I just want to know if what I’m doing is gonna succeed in the long run, or if I should probably try to change to the “supinated-wrist-crosspicking”-approach for stuff like this.

Sorry for pushing this up again, but I concentrate on this kind of stuff in the little time I have for technique practice at the moment and don’t want it to be in vain. I can play the pedalltone-lick at around 128bpm at the moment and this might be a critical speed at which I might plateau because of string-hopping. If I make it up to 140, my question is answered, right?

Tom

I don’t get this… In the thread on “crosspicking without words” you explain how the arm and hand are positioned basically flat on the body/strings…?

Edit: Ok, I’ve read your post in that thread where you said you’re slightly supinated there.

Hi Tom!

I think what you’re doing here is making extension-y downstrokes from a parallel forearm position. In general that’s a recipe for stringhopping. However - there’s also a tiny amount of forearm involved here. So it could be that you’re doing a reeeeally tiny version of rotational blend crosspicking but sort of “trying not to” at the same time, because of your desire to be parallel. In a sense these two goals fight each other a little when it comes to crosspicking, unless you are willing to commit fully to introducing some forearm or fingers.

In general, if you want to use a pure wrist movement for crosspicking, then parallel doesn’t work. You need to be either supinated or pronated with respect to the strings. Neither one of these orientations is far from what you are currently doing, so you can try them both and choose what you like. You just need to tilt those bones a little bit so the deviation movement escapes on the downstroke or the upstrokes.

The flattest possible supination is achieved with “Mike Stern” style supination, where both palm eminences rest on the strings. That should tilt the forearm just enough without making you feel like you’re turning into a Gypsy player.

If you prefer a pronated approach, that’s Molly Tuttle / David Grier style and they use a thumb eminence anchor only. Again, only a small amount of pronation is necessary. You just need the downstroke to escape so you can do them with deviation alone.

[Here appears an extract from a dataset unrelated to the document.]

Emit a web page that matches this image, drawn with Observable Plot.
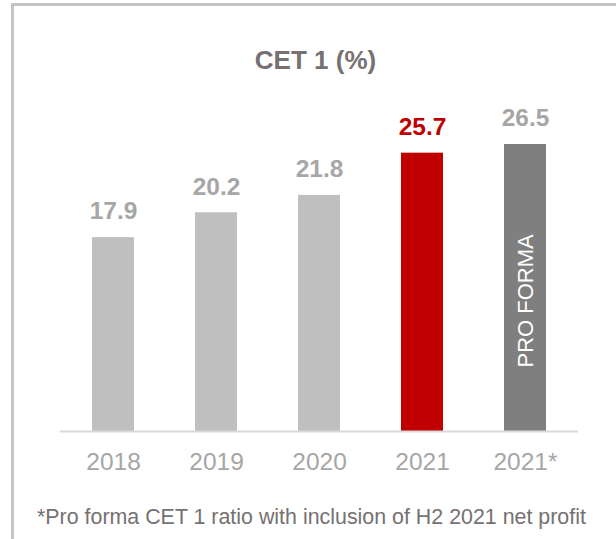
<!DOCTYPE html>
<html>
<head>
<meta charset="utf-8">
<script src="https://cdn.jsdelivr.net/npm/d3@7"></script>
<script src="https://cdn.jsdelivr.net/npm/@observablehq/plot@0.6"></script>
<style>
  html, body { margin: 0; padding: 0; background: #fff; }
  #wrap { position: relative; width: 616px; height: 539px; overflow: hidden; font-family: "Liberation Sans", Arial, sans-serif; }
  #frame { position: absolute; left: 11px; top: 3px; width: 900px; height: 900px; border-left: 3px solid #c4c4c4; border-top: 3px solid #c4c4c4; box-sizing: border-box; }
  #title { position: absolute; left: 0; width: 631px; top: 45px; text-align: center; font-weight: bold; font-size: 26px; color: #767171; line-height: 30px; }
  #chart { position: absolute; left: 0; top: 100px; }
  #note { position: absolute; left: 37px; top: 505px; font-size: 21.4px; color: #767171; line-height: 24px; white-space: nowrap; }
</style>
</head>
<body>
<div id="wrap">
  <div id="frame"></div>
  <div id="title">CET 1 (%)</div>
  <div id="chart"></div>
  <div id="note">*Pro forma CET 1 ratio with inclusion of H2 2021 net profit</div>
</div>
<script>
const categories = ["2018", "2019", "2020", "2021", "2021*"];
const values = [17.9, 20.2, 21.8, 25.7, 26.5];
const barColors = ["#bfbfbf", "#bfbfbf", "#bfbfbf", "#c00000", "#7f7f7f"];
const labelColors = ["#a6a6a6", "#a6a6a6", "#a6a6a6", "#c00000", "#a6a6a6"];
const proFormaLabel = "PRO FORMA";

const data = categories.map((c, i) => ({cat: c, value: values[i], fill: barColors[i], lab: labelColors[i]}));
const proForma = data.filter(d => d.cat === "2021*");

const chart = Plot.plot({
  width: 616,
  height: 380,
  marginTop: 44,
  marginBottom: 49,
  marginLeft: 60,
  marginRight: 38,
  style: {fontFamily: "'Liberation Sans', Arial, sans-serif", background: "transparent"},
  x: {domain: categories, paddingInner: 0.594, paddingOuter: 0.3, label: null},
  y: {domain: [0, 26.5], axis: null},
  marks: [
    Plot.barY(data, {x: "cat", y: "value", fill: d => d.fill}),
    Plot.ruleY([0], {stroke: "#d9d9d9", strokeWidth: 2}),
    Plot.text(data, {x: "cat", y: "value", text: d => d.value.toFixed(1), fill: d => d.lab,
      fontWeight: "bold", fontSize: 24.5, dy: -26}),
    Plot.text(proForma, {x: "cat", y: d => d.value * 0.455, text: () => proFormaLabel, rotate: -90,
      fill: "white", fontSize: 22}),
    Plot.axisX({tickSize: 0, tickPadding: 21, fontSize: 24.5, color: "#a6a6a6", label: null})
  ]
});
document.getElementById("chart").appendChild(chart);
</script>
</body>
</html>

For both types of practice, I like roll patterns like the forward roll. The patterns are tricky enough that they really only work well when you get the movement right. Plus they sound really nice acoustically, which is how it seems you like to practice.

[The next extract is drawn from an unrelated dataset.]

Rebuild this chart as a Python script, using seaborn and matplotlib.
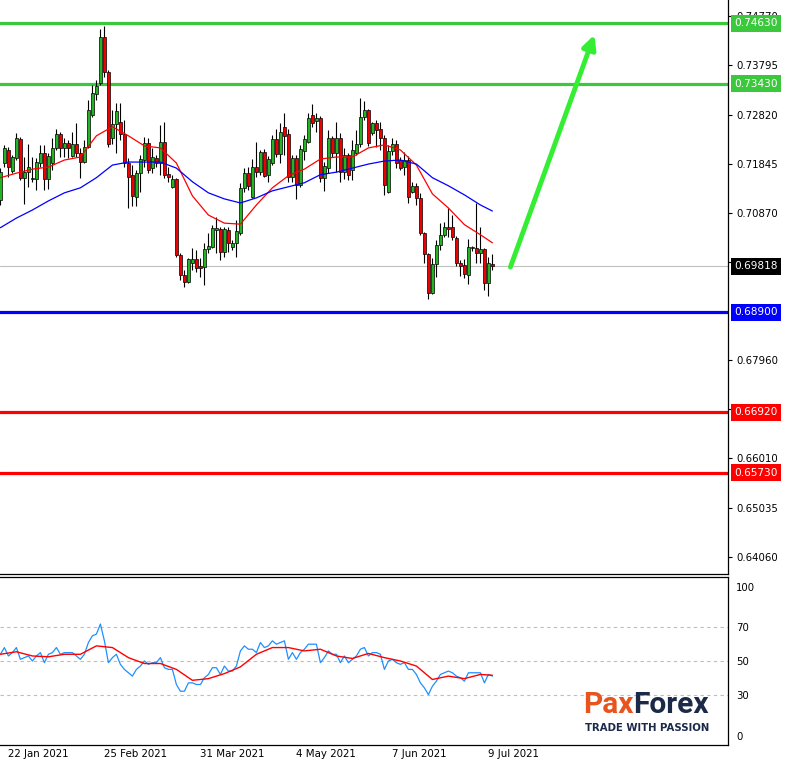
import numpy as np
import pandas as pd
import seaborn as sns
import matplotlib.pyplot as plt
import matplotlib.transforms as mtransforms

# daily candles, 21 Jan 2021 .. 12 Jul 2021
opens = [0.7113, 0.7186, 0.7212, 0.7170, 0.7196, 0.7234, 0.7157, 0.7168, 0.7155, 0.7155,
         0.7186, 0.7206, 0.7155, 0.7186, 0.7216, 0.7244, 0.7216, 0.7226, 0.7200, 0.7224,
         0.7206, 0.7188, 0.7218, 0.7281, 0.7323, 0.7345, 0.7436, 0.7366, 0.7236, 0.7263,
         0.7267, 0.7244, 0.7186, 0.7162, 0.7119, 0.7166, 0.7192, 0.7226, 0.7176, 0.7196,
         0.7186, 0.7228, 0.7164, 0.7139, 0.7155, 0.7004, 0.6964, 0.6951, 0.6988, 0.6996,
         0.6982, 0.6980, 0.7016, 0.7020, 0.7054, 0.7056, 0.7010, 0.7054, 0.7020, 0.7028,
         0.7048, 0.7137, 0.7166, 0.7119, 0.7178, 0.7168, 0.7208, 0.7162, 0.7186, 0.7234,
         0.7204, 0.7258, 0.7244, 0.7159, 0.7196, 0.7143, 0.7210, 0.7228, 0.7281, 0.7269,
         0.7275, 0.7157, 0.7176, 0.7236, 0.7206, 0.7236, 0.7168, 0.7202, 0.7172, 0.7206,
         0.7224, 0.7277, 0.7291, 0.7246, 0.7265, 0.7254, 0.7236, 0.7129, 0.7210, 0.7224,
         0.7192, 0.7178, 0.7192, 0.7129, 0.7141, 0.7117, 0.7048, 0.7006, 0.6929, 0.6986,
         0.7024, 0.7044, 0.7060, 0.7060, 0.7038, 0.6988, 0.6984, 0.6964, 0.7018, 0.7018,
         0.7008, 0.7016, 0.6949, 0.6986]
highs = [0.7176, 0.7222, 0.7218, 0.7202, 0.7246, 0.7238, 0.7198, 0.7224, 0.7198, 0.7196,
         0.7222, 0.7222, 0.7206, 0.7236, 0.7254, 0.7248, 0.7236, 0.7232, 0.7248, 0.7265,
         0.7216, 0.7232, 0.7311, 0.7341, 0.7351, 0.7452, 0.7458, 0.7370, 0.7291, 0.7305,
         0.7305, 0.7271, 0.7196, 0.7182, 0.7172, 0.7202, 0.7238, 0.7236, 0.7216, 0.7202,
         0.7261, 0.7267, 0.7178, 0.7162, 0.7157, 0.7008, 0.6974, 0.6998, 0.7018, 0.7014,
         0.6998, 0.7028, 0.7048, 0.7064, 0.7079, 0.7060, 0.7060, 0.7060, 0.7034, 0.7073,
         0.7147, 0.7176, 0.7178, 0.7194, 0.7228, 0.7212, 0.7214, 0.7200, 0.7242, 0.7254,
         0.7265, 0.7285, 0.7254, 0.7202, 0.7202, 0.7222, 0.7242, 0.7285, 0.7303, 0.7285,
         0.7279, 0.7188, 0.7252, 0.7240, 0.7267, 0.7246, 0.7216, 0.7206, 0.7232, 0.7252,
         0.7315, 0.7309, 0.7293, 0.7267, 0.7271, 0.7267, 0.7242, 0.7222, 0.7236, 0.7232,
         0.7198, 0.7208, 0.7200, 0.7149, 0.7147, 0.7127, 0.7050, 0.7008, 0.6998, 0.7034,
         0.7067, 0.7069, 0.7097, 0.7083, 0.7042, 0.6994, 0.6996, 0.7036, 0.7022, 0.7107,
         0.7060, 0.7018, 0.7000, 0.7006]
lows = [0.7103, 0.7178, 0.7159, 0.7166, 0.7192, 0.7153, 0.7105, 0.7139, 0.7149, 0.7133,
        0.7178, 0.7133, 0.7135, 0.7172, 0.7212, 0.7198, 0.7198, 0.7196, 0.7198, 0.7198,
        0.7157, 0.7186, 0.7216, 0.7277, 0.7311, 0.7341, 0.7357, 0.7218, 0.7224, 0.7206,
        0.7232, 0.7178, 0.7097, 0.7101, 0.7101, 0.7129, 0.7178, 0.7166, 0.7166, 0.7178,
        0.7162, 0.7157, 0.7149, 0.7137, 0.7000, 0.6955, 0.6941, 0.6949, 0.6974, 0.6970,
        0.6960, 0.6945, 0.7008, 0.7018, 0.7008, 0.6994, 0.7000, 0.7010, 0.7014, 0.7000,
        0.7044, 0.7129, 0.7133, 0.7117, 0.7159, 0.7162, 0.7159, 0.7149, 0.7182, 0.7198,
        0.7186, 0.7202, 0.7149, 0.7149, 0.7115, 0.7139, 0.7192, 0.7226, 0.7258, 0.7248,
        0.7149, 0.7131, 0.7166, 0.7198, 0.7168, 0.7149, 0.7155, 0.7153, 0.7153, 0.7202,
        0.7218, 0.7271, 0.7220, 0.7242, 0.7218, 0.7212, 0.7123, 0.7127, 0.7202, 0.7176,
        0.7172, 0.7162, 0.7107, 0.7127, 0.7103, 0.7044, 0.6988, 0.6917, 0.6927, 0.6961,
        0.7014, 0.7040, 0.7040, 0.7034, 0.6982, 0.6963, 0.6958, 0.6947, 0.7012, 0.6988,
        0.6988, 0.6935, 0.6923, 0.6974]
closes = [0.7168, 0.7216, 0.7178, 0.7198, 0.7236, 0.7157, 0.7168, 0.7178, 0.7156, 0.7188,
          0.7206, 0.7155, 0.7200, 0.7216, 0.7244, 0.7216, 0.7226, 0.7216, 0.7224, 0.7206,
          0.7188, 0.7218, 0.7291, 0.7325, 0.7339, 0.7436, 0.7366, 0.7224, 0.7263, 0.7289,
          0.7244, 0.7186, 0.7159, 0.7121, 0.7166, 0.7194, 0.7226, 0.7172, 0.7198, 0.7186,
          0.7228, 0.7162, 0.7159, 0.7155, 0.7004, 0.6964, 0.6951, 0.6996, 0.6996, 0.6978,
          0.6978, 0.7016, 0.7022, 0.7058, 0.7058, 0.7010, 0.7056, 0.7028, 0.7028, 0.7052,
          0.7137, 0.7166, 0.7141, 0.7178, 0.7168, 0.7208, 0.7160, 0.7194, 0.7234, 0.7204,
          0.7248, 0.7240, 0.7159, 0.7196, 0.7143, 0.7214, 0.7234, 0.7275, 0.7265, 0.7275,
          0.7157, 0.7180, 0.7236, 0.7206, 0.7236, 0.7168, 0.7202, 0.7162, 0.7212, 0.7224,
          0.7277, 0.7291, 0.7226, 0.7265, 0.7252, 0.7236, 0.7143, 0.7210, 0.7224, 0.7186,
          0.7176, 0.7192, 0.7119, 0.7141, 0.7117, 0.7048, 0.7006, 0.6929, 0.6986, 0.7024,
          0.7044, 0.7060, 0.7056, 0.7040, 0.6988, 0.6982, 0.6966, 0.7020, 0.7019, 0.7008,
          0.7016, 0.6949, 0.6988, 0.6982]

# moving averages, read every 4th bar
ma_bars = list(range(0, 124, 4)) + [123]
ma_fast = [0.7157, 0.7166, 0.7174, 0.7178, 0.7192, 0.7198, 0.7240, 0.7258, 0.7240, 0.7220,
           0.7216, 0.7186, 0.7121, 0.7083, 0.7067, 0.7065, 0.7103, 0.7137, 0.7161, 0.7174,
           0.7194, 0.7198, 0.7198, 0.7216, 0.7222, 0.7212, 0.7182, 0.7125, 0.7097, 0.7064,
           0.7044, 0.7028]
ma_slow = [0.7058, 0.7077, 0.7093, 0.7111, 0.7127, 0.7137, 0.7157, 0.7182, 0.7188, 0.7188,
           0.7188, 0.7176, 0.7149, 0.7127, 0.7115, 0.7107, 0.7117, 0.7131, 0.7139, 0.7147,
           0.7163, 0.7168, 0.7176, 0.7184, 0.7190, 0.7192, 0.7184, 0.7157, 0.7141, 0.7123,
           0.7103, 0.7091]

# RSI and its signal line
rsi = [54, 58, 53, 55, 58, 51, 52, 53, 50, 53, 55, 49, 54, 55, 58, 54, 55, 55, 55, 53,
       51, 54, 61, 65, 66, 72, 62, 49, 52, 54, 48, 45, 43, 41, 45, 47, 50, 48, 49, 49,
       52, 46, 45, 45, 36, 32, 32, 37, 37, 36, 36, 40, 42, 46, 46, 42, 47, 44, 44, 47,
       56, 59, 57, 57, 55, 61, 58, 59, 62, 60, 61, 62, 51, 55, 51, 55, 57, 60, 60, 60,
       49, 52, 56, 54, 54, 49, 53, 49, 51, 53, 57, 58, 53, 55, 55, 54, 45, 50, 51, 49,
       48, 49, 45, 45, 42, 37, 34, 30, 35, 38, 42, 43, 44, 43, 41, 40, 38, 43, 43, 43,
       43, 37, 42, 41]
rsi_signal = [54, 55.5, 53, 52.5, 54, 54, 59, 58, 52, 48.5, 48.5, 45, 38.5, 39.5, 42.5, 46.5,
              54, 58, 58, 56, 57, 53, 51.5, 54.5, 52, 50, 47, 39, 41, 39.5, 42, 41.5]

levels = [0.7463, 0.7343, 0.6890, 0.6692, 0.6573]
level_colors = ["#3cc83c", "#3cc83c", "#0000ff", "#ff0000", "#ff0000"]
last_price = 0.69818

price_ticks = [0.7477, 0.73795, 0.7282, 0.71845, 0.7087, 0.69895, 0.6796,
               0.66985, 0.6601, 0.65035, 0.6406]
date_bars = [2, 26, 50, 74, 98, 122]
date_labels = ["22 Jan 2021", "25 Feb 2021", "31 Mar 2021", "4 May 2021", "7 Jun 2021", "9 Jul 2021"]

# forecast arrow (bar, price)
arrow_start = (127.5, 0.6980)
arrow_end = (148.5, 0.7440)

sns.set_style("white")
plt.rcParams["font.family"] = ["DejaVu Sans"]

df = pd.DataFrame({"open": opens, "high": highs, "low": lows, "close": closes})
df["bar"] = np.arange(len(df))
df["up"] = df["close"] >= df["open"]

W, H = 793, 762
fig = plt.figure(figsize=(W / 100, H / 100), dpi=100)
ax = fig.add_axes([0, 1 - 574 / H, 728 / W, 574 / H])
ax2 = fig.add_axes([0, 1 - 745 / H, 728 / W, (745 - 577) / H])

# level lines
for lv, c in zip(levels, level_colors):
    ax.axhline(lv, color=c, lw=2.3, zorder=1)
ax.axhline(last_price, color="#c0c0c0", lw=0.8, zorder=1)

# candles
ax.vlines(df["bar"], df["low"], df["high"], color="black", lw=0.8, zorder=3)
body_lo = np.minimum(df["open"], df["close"])
body_h = (df["close"] - df["open"]).abs().clip(lower=0.00003)
ax.bar(df["bar"], body_h, bottom=body_lo, width=0.75,
       color=np.where(df["up"], "#22b422", "#ee0000"),
       edgecolor="black", linewidth=0.5, zorder=4)

# moving averages
sns.lineplot(x=ma_bars, y=ma_fast, ax=ax, color="#ff0000", lw=0.9, zorder=5)
sns.lineplot(x=ma_bars, y=ma_slow, ax=ax, color="#0000ff", lw=0.9, zorder=5)

ax.annotate("", xy=arrow_end, xytext=arrow_start,
            arrowprops=dict(arrowstyle="-|>", color="#33ee33", lw=3.5,
                            mutation_scale=20, shrinkA=0, shrinkB=0), zorder=6)

ax.set_xlim(-0.1, 181.9)
ax.set_ylim(0.6372, 0.7509)
ax.set_xticks([])
ax.set_xlabel("")
ax.set_ylabel("")
ax.yaxis.tick_right()
ax.set_yticks(price_ticks)
ax.set_yticklabels([f"{t:.5f}" for t in price_ticks])
ax.tick_params(axis="y", length=3, width=0.8, pad=3, labelsize=7.3, colors="black")
for s in ["left", "top"]:
    ax.spines[s].set_visible(False)
for s in ["right", "bottom"]:
    ax.spines[s].set_color("black")
    ax.spines[s].set_linewidth(0.9)

# right-hand price tags
trans = mtransforms.blended_transform_factory(ax.transAxes, ax.transData)
tags = list(zip(levels, level_colors)) + [(last_price, "black")]
for lv, c in tags:
    ax.text(1.0 + 6 / 728, lv, f"{lv:.5f}", transform=trans, ha="left", va="center",
            fontsize=7.6, color="white", zorder=10, clip_on=False,
            bbox=dict(boxstyle="square,pad=0.32", fc=c, ec="none"))

# RSI panel
for lv in [70, 50, 30]:
    ax2.axhline(lv, color="#bdbdbd", lw=0.8, ls=(0, (3, 3)), zorder=1)
sns.lineplot(x=df["bar"], y=rsi, ax=ax2, color="#1e90ff", lw=0.9, zorder=3)
sns.lineplot(x=ma_bars, y=rsi_signal, ax=ax2, color="#ff0000", lw=1.0, zorder=4)
ax2.set_xlim(-0.1, 181.9)
ax2.set_ylim(0, 100)
ax2.set_xlabel("")
ax2.set_ylabel("")
ax2.yaxis.tick_right()
ax2.set_yticks([94, 70, 50, 30, 5.5])
ax2.set_yticklabels(["100", "70", "50", "30", "0"])
ax2.tick_params(axis="y", length=0, pad=6, labelsize=7.3, colors="black")
ax2.set_xticks(date_bars)
ax2.set_xticklabels(date_labels)
ax2.tick_params(axis="x", length=2.5, width=0.8, pad=0.5, labelsize=7.4, colors="black")
for lab in ax2.get_xticklabels():
    lab.set_horizontalalignment("left")
ax2.spines["left"].set_visible(False)
for s in ["right", "bottom", "top"]:
    ax2.spines[s].set_color("black")
    ax2.spines[s].set_linewidth(0.9)

# logo
t1 = fig.text(583 / W, 1 - 713 / H, "Pax", color="#e8541e", fontsize=21.5,
              fontweight="bold", family=["Liberation Sans Narrow", "Roboto"], va="baseline")
ax2.annotate("Forex", xy=(1, 0), xycoords=t1, va="bottom", ha="left",
             color="#1c2a4a", fontsize=21.5, fontweight="bold",
             family=["Liberation Sans Narrow", "Roboto"], annotation_clip=False)
fig.text(647 / W, 1 - 728 / H, "TRADE WITH PASSION", color="#1c2a4a", fontsize=7.3,
         fontweight="bold", ha="center", va="center")

fig.savefig("out.png", dpi=100)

Again, I’d also recommend putting a little more power into these movements, at least as an exercise. Not to where it feels awkward, but just enough so it becomes more obvious by the feel of the muscle activation what movement you are trying to make, and visually obvious by sight whether or not it is working.

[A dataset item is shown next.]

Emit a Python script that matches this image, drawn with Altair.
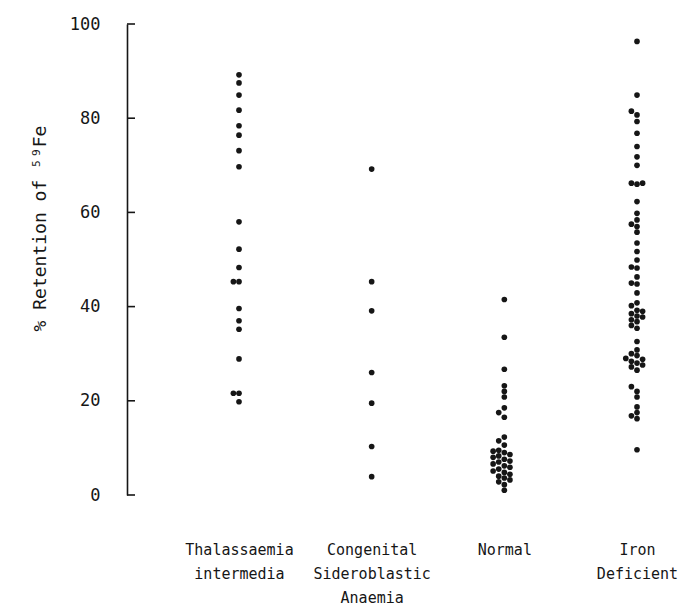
import altair as alt
import pandas as pd

categories = ["Thalassaemia|intermedia", "Congenital|Sideroblastic|Anaemia", "Normal", "Iron|Deficient"]

thal = [89.2, 87.5, 84.9, 81.7, 78.4, 76.4, 73.1, 69.7, 58.0, 52.2, 48.3, 45.3, 45.3,
        39.6, 37.0, 35.2, 28.9, 21.6, 21.6, 19.8]
cong = [69.2, 45.3, 39.1, 26.0, 19.5, 10.3, 3.9]
normal = [41.5, 33.5, 26.7, 23.2, 22.0, 20.8, 18.5, 17.5, 16.5, 12.3, 11.5, 10.6, 9.5,
          9.3, 9.0, 8.6, 8.3, 8.0, 7.6, 7.2, 7.0, 6.6, 6.2, 5.9, 5.5, 5.1, 4.8, 4.4,
          4.0, 3.6, 3.2, 2.8, 2.2, 1.0]
iron = [96.3, 84.9, 81.5, 80.7, 79.3, 76.8, 74.0, 71.8, 70.0, 66.2, 66.2, 66.0, 62.3,
        59.8, 58.4, 57.5, 57.0, 55.8, 53.5, 51.7, 49.9, 48.4, 48.2, 46.3, 45.0, 44.8,
        42.9, 40.8, 40.2, 39.2, 39.0, 38.5, 38.0, 37.8, 37.2, 36.8, 36.0, 35.4, 32.6,
        30.8, 30.0, 29.6, 29.0, 28.8, 28.4, 28.0, 27.6, 27.2, 26.5, 23.0, 22.0, 20.8,
        18.7, 17.5, 16.8, 16.2, 9.6]

y_ticks = [0, 20, 40, 60, 80, 100]

PX_PER_UNIT = 4.71   # plot height / y-domain
DOT = 5.6            # collision distance in px


def swarm(values):
    """Simple dot-plot layout: side-by-side offsets for overlapping dots."""
    placed = []
    offs = []
    for v in values:
        ypx = v * PX_PER_UNIT
        cands = [0]
        for i in range(1, 8):
            cands += [-i * DOT, i * DOT]
        for c in cands:
            ok = all(((c - px) ** 2 + (ypx - py) ** 2) >= (DOT * 0.95) ** 2 for px, py in placed)
            if ok:
                break
        placed.append((c, ypx))
        offs.append(c)
    return offs


rows = []
for cat, vals in zip(categories, [thal, cong, normal, iron]):
    svals = sorted(vals)
    for v, o in zip(svals, swarm(svals)):
        rows.append({"group": cat, "value": v, "off": o})
df = pd.DataFrame(rows)
ticks_df = pd.DataFrame({"t": y_ticks})

FONT = "DejaVu Sans Mono"
INK = "#161616"

points = alt.Chart(df).mark_circle(size=32, opacity=1, color=INK).encode(
    x=alt.X("group:N", sort=categories,
            scale=alt.Scale(type="point", domain=categories, range=[112, 510], padding=0),
            axis=alt.Axis(title=None, domain=False, ticks=False, labelAngle=0,
                          labelExpr="split(datum.label, '|')",
                          labelFont=FONT, labelFontSize=15, labelLineHeight=24,
                          labelColor=INK, labelPadding=47, labelBaseline="top")),
    xOffset=alt.XOffset("off:Q", scale=alt.Scale(domain=[-50, 50], range=[-50, 50])),
    y=alt.Y("value:Q", scale=alt.Scale(domain=[0, 100], nice=False, zero=True),
            axis=alt.Axis(values=y_ticks, ticks=False, tickSize=0, grid=False,
                          domainColor=INK, domainWidth=1.6,
                          labelFont=FONT, labelFontSize=17, labelColor=INK,
                          labelPadding=27,
                          title="% Retention of ⁵⁹Fe", titleFont=FONT,
                          titleFontSize=18, titleFontWeight="normal", titleColor=INK,
                          titleX=-87, titleY=204, titleAngle=-90,
                          titleAlign="center", titleBaseline="middle")),
)

tick_marks = alt.Chart(ticks_df).mark_rule(color=INK, strokeWidth=1.6).encode(
    y=alt.Y("t:Q"),
    x=alt.value(0),
    x2=alt.value(8),
)

chart = alt.layer(points, tick_marks).properties(
    width=540, height=471,
    padding={"left": 127, "top": 24, "right": 19, "bottom": 113},
    autosize=alt.AutoSizeParams(type="none"),
    background="white",
).configure_view(stroke=None)

chart.save("out.html", embed_options={"renderer": "svg", "actions": False})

Yes, that’s the concept I had in mind:
Changing the pickslant for every string-change to clear the adjacent string. That’s pure 2WPS which leads to some kind of rotational-crosspicking when playing this kind of lick.
I’m definitely willing to use forearm rotation for this, it just ends up being so delicate. I got this lick up to 130 bpm and it feels quite relaxed when I concentrate on making a more straight pick-stroke on the downstroke (pronated). Well see where this will get me.

Ok. I think it might make sense to explore the deviation/extension-crosspicking a bit to see where it will take me. What exactly is the forward-roll? As soon as I have practiced that for a while, I’ll post a video.

It’s not so much that I like to practice acoustically but as a working dad I usually find time to practice late in the evening when my wife and kids are asleep or during my lunch break in office, so cranking the Marshall is not an option. I practice amplified in office through my PC-speakers, but my GoPro is a lot closer to the strings, so they dominate the recording. I play on 11 during rehearsals or gigs then :wink:

This is surely correct and I already adopted your advice for my tremolo-picking and scale exercises and it seems to at least help with building stamina and for some exercises it also seems to make the playing a bit cleaner, as general clearance seems to be higher and thus less error-prone.